- Cover of Ultimate War #1 (February 2003). Art by Chris Bachalo.

Publication information
- Publisher: Marvel Comics
- Schedule: Monthly
- Format: Limited series
- Publication date: December 2002 – February 2003
- No. of issues: 4
- Main character(s): X-Men Ultimates Magneto Brotherhood of Mutants

Creative team
- Written by: Mark Millar
- Artist: Chris Bachalo

= Ultimate War =

2002–03 Marvel Comics comic book series

Ultimate War is a comic book limited series produced by Marvel Comics featuring the Ultimates and the Ultimate X-Men. The series contains four books, released between December 8, 2002 and February 23, 2003. It was written by Scottish comics author Mark Millar with art by Chris Bachalo.

It is collected as part of the Ultimate X-Men series of trade paperbacks. This was the first time the Ultimates as a team had crossed over with characters from the Ultimate Marvel Universe.

==Plot==
Previously, the X-Men defeated Magneto and pronounced him dead. Rather than turning Magneto over to the authorities and virtually ensuring the death penalty for him, Professor X secretly brainwashed his old friend and tried to rehabilitate him. However, Beast inadvertently leaked this plan to Magneto's Brotherhood, believing that he was chatting with an online girlfriend. The Brotherhood used this to entrap Beast and gained enough knowledge to free their leader.

Meanwhile, Iceman has left the X-Men, forced out by his worried parents after he sustained injuries in the fight against Proteus, while three more X-Men, Wolverine, Cyclops, and Kitty Pryde, are on a mission to the Savage Land.

The US government is irate over Magneto's reappearance and demands explanations from Nick Fury. Fury and his Ultimates track down the Xavier Mansion, whose location was hitherto unknown, and find it empty, the X-Men having relocated. Nick Fury comes to the incorrect conclusion that the X-Men have allied with Magneto to fight mankind.

In preparing to battle the X-Men, Captain America reveals he knows more about Wolverine; they fought together in World War II, when Logan went under the name James "Lucky Jim" Howlett. The X-Men's plane returns, with only Logan and Kitty on board. Wolverine claims Cyclops has died heroically in the Savage Land. The truth, which Jean later learns, is that Wolverine tried to kill Cyclops and left him for dead so as to be with Jean.

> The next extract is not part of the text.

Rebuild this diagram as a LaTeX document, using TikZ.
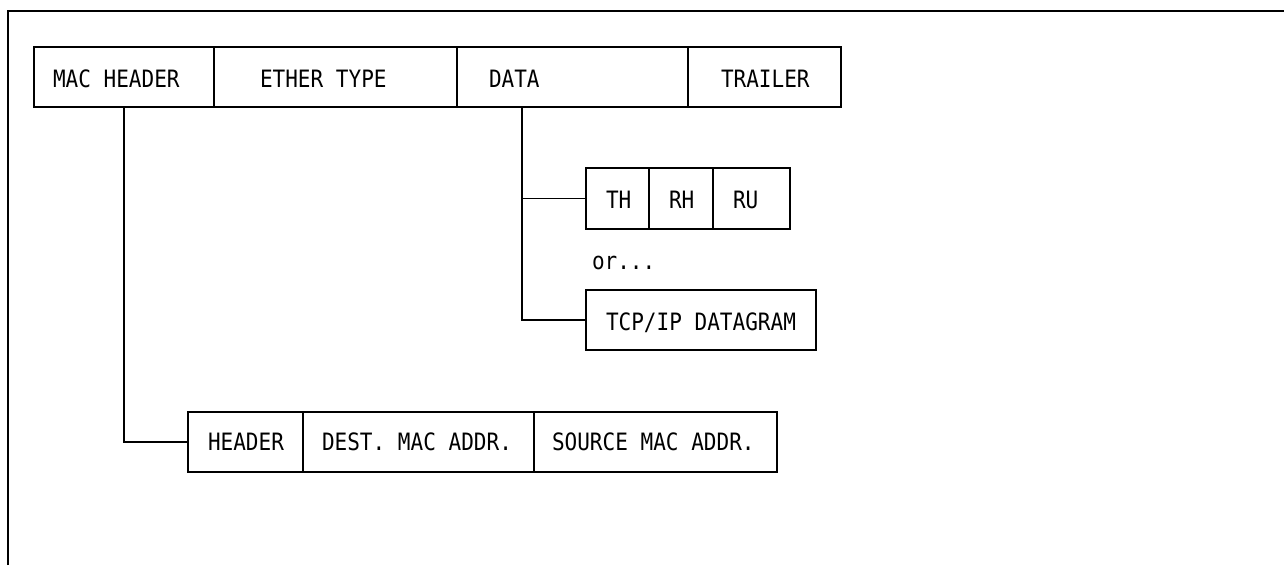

Charles Xavier meets with Magneto to negotiate a truce, intending to use the meeting as a diversion to allow Wolverine to track down Magneto's base. Magneto anticipates Xavier's double-cross, tracks down the X-Men's new base in turn, and anonymously tips off their whereabouts to the Ultimates. The Ultimates track down the X-Men and have an all-out fight.

The Ultimates nearly defeat the X-Men, who are only saved by the timely return of Iceman. All of the X-Men escape except Xavier, who stays behind to delay the Ultimates and is captured by Nick Fury.